== DATA ==
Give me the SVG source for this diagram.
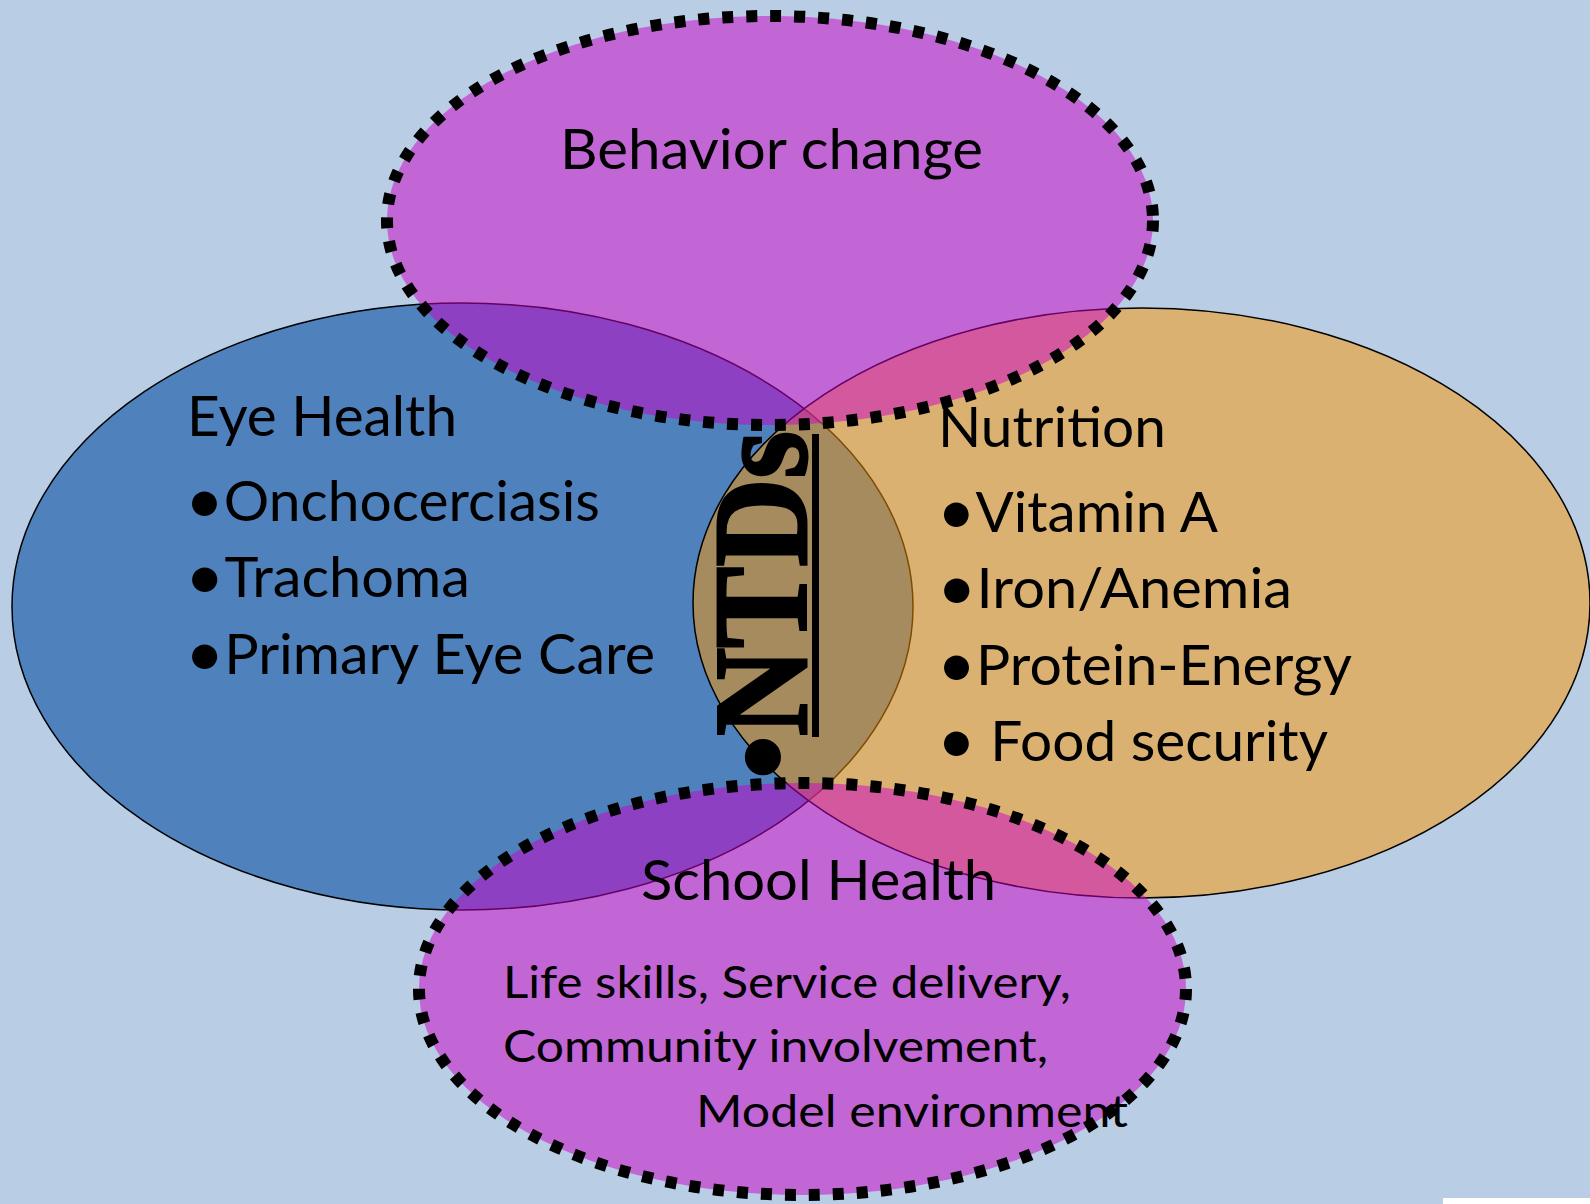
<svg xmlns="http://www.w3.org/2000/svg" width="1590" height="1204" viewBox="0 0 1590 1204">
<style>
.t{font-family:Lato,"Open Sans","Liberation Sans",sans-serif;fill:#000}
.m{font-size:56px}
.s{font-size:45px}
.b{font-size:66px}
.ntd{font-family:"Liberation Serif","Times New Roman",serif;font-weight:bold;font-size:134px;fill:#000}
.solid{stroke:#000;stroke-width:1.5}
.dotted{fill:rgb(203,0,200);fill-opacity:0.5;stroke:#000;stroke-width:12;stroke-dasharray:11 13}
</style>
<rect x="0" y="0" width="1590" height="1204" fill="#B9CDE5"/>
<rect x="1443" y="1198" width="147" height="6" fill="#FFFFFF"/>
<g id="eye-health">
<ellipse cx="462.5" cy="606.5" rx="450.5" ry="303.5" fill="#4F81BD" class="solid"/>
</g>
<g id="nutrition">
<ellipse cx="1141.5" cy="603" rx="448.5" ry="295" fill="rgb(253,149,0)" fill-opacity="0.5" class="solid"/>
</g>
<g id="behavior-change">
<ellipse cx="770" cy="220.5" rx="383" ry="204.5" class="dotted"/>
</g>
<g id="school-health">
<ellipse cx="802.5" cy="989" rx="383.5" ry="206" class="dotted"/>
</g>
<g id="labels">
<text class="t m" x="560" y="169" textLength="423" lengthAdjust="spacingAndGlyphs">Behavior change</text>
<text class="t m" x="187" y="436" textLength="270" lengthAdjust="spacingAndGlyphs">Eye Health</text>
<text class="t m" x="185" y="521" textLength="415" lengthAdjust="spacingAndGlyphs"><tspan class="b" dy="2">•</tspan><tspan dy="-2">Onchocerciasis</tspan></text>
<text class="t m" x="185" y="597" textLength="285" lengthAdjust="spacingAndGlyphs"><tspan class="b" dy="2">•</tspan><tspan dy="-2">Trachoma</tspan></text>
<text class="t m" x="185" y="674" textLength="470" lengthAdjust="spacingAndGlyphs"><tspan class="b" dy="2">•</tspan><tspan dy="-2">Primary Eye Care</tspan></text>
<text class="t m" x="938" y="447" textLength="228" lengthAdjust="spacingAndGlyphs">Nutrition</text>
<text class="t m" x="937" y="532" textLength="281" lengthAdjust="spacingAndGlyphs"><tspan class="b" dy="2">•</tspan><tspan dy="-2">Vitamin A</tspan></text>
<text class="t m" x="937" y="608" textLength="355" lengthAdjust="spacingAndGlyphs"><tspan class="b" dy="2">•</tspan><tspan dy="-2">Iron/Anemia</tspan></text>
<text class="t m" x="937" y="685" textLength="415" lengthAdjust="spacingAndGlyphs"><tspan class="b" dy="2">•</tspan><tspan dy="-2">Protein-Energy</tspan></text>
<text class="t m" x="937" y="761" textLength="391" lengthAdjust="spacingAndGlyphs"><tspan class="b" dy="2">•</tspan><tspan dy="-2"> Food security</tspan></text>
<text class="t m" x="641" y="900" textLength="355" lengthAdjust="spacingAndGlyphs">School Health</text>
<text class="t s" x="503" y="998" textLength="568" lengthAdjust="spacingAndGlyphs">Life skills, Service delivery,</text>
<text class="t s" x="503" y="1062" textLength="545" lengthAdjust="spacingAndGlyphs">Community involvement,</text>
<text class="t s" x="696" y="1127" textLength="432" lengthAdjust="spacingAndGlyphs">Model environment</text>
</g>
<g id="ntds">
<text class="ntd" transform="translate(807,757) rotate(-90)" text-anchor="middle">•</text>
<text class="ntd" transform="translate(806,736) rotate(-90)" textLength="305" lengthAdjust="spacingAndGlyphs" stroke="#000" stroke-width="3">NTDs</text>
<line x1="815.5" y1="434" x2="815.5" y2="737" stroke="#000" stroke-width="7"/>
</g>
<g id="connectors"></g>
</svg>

== WORK REQUIRED ==
Pictures in the data above should not be copied; transcribe everything else exactly.

== RIGHT ANSWER ==
Give me the SVG source for this diagram.
<svg xmlns="http://www.w3.org/2000/svg" width="1590" height="1204" viewBox="0 0 1590 1204">
<style>
.t{font-family:Lato,"Open Sans","Liberation Sans",sans-serif;fill:#000}
.m{font-size:56px}
.s{font-size:45px}
.b{font-size:66px}
.ntd{font-family:"Liberation Serif","Times New Roman",serif;font-weight:bold;font-size:134px;fill:#000}
.solid{stroke:#000;stroke-width:1.5}
.dotted{fill:rgb(203,0,200);fill-opacity:0.5;stroke:#000;stroke-width:12;stroke-dasharray:11 13}
</style>
<rect x="0" y="0" width="1590" height="1204" fill="#B9CDE5"/>
<rect x="1443" y="1198" width="147" height="6" fill="#FFFFFF"/>
<g id="eye-health">
<ellipse cx="462.5" cy="606.5" rx="450.5" ry="303.5" fill="#4F81BD" class="solid"/>
</g>
<g id="nutrition">
<ellipse cx="1141.5" cy="603" rx="448.5" ry="295" fill="rgb(253,149,0)" fill-opacity="0.5" class="solid"/>
</g>
<g id="behavior-change">
<ellipse cx="770" cy="220.5" rx="383" ry="204.5" class="dotted"/>
</g>
<g id="school-health">
<ellipse cx="802.5" cy="989" rx="383.5" ry="206" class="dotted"/>
</g>
<g id="labels">
<text class="t m" x="560" y="169" textLength="423" lengthAdjust="spacingAndGlyphs">Behavior change</text>
<text class="t m" x="187" y="436" textLength="270" lengthAdjust="spacingAndGlyphs">Eye Health</text>
<text class="t m" x="185" y="521" textLength="415" lengthAdjust="spacingAndGlyphs"><tspan class="b" dy="2">•</tspan><tspan dy="-2">Onchocerciasis</tspan></text>
<text class="t m" x="185" y="597" textLength="285" lengthAdjust="spacingAndGlyphs"><tspan class="b" dy="2">•</tspan><tspan dy="-2">Trachoma</tspan></text>
<text class="t m" x="185" y="674" textLength="470" lengthAdjust="spacingAndGlyphs"><tspan class="b" dy="2">•</tspan><tspan dy="-2">Primary Eye Care</tspan></text>
<text class="t m" x="938" y="447" textLength="228" lengthAdjust="spacingAndGlyphs">Nutrition</text>
<text class="t m" x="937" y="532" textLength="281" lengthAdjust="spacingAndGlyphs"><tspan class="b" dy="2">•</tspan><tspan dy="-2">Vitamin A</tspan></text>
<text class="t m" x="937" y="608" textLength="355" lengthAdjust="spacingAndGlyphs"><tspan class="b" dy="2">•</tspan><tspan dy="-2">Iron/Anemia</tspan></text>
<text class="t m" x="937" y="685" textLength="415" lengthAdjust="spacingAndGlyphs"><tspan class="b" dy="2">•</tspan><tspan dy="-2">Protein-Energy</tspan></text>
<text class="t m" x="937" y="761" textLength="391" lengthAdjust="spacingAndGlyphs"><tspan class="b" dy="2">•</tspan><tspan dy="-2"> Food security</tspan></text>
<text class="t m" x="641" y="900" textLength="355" lengthAdjust="spacingAndGlyphs">School Health</text>
<text class="t s" x="503" y="998" textLength="568" lengthAdjust="spacingAndGlyphs">Life skills, Service delivery,</text>
<text class="t s" x="503" y="1062" textLength="545" lengthAdjust="spacingAndGlyphs">Community involvement,</text>
<text class="t s" x="696" y="1127" textLength="432" lengthAdjust="spacingAndGlyphs">Model environment</text>
</g>
<g id="ntds">
<text class="ntd" transform="translate(807,757) rotate(-90)" text-anchor="middle">•</text>
<text class="ntd" transform="translate(806,736) rotate(-90)" textLength="305" lengthAdjust="spacingAndGlyphs" stroke="#000" stroke-width="3">NTDs</text>
<line x1="815.5" y1="434" x2="815.5" y2="737" stroke="#000" stroke-width="7"/>
</g>
<g id="connectors"></g>
</svg>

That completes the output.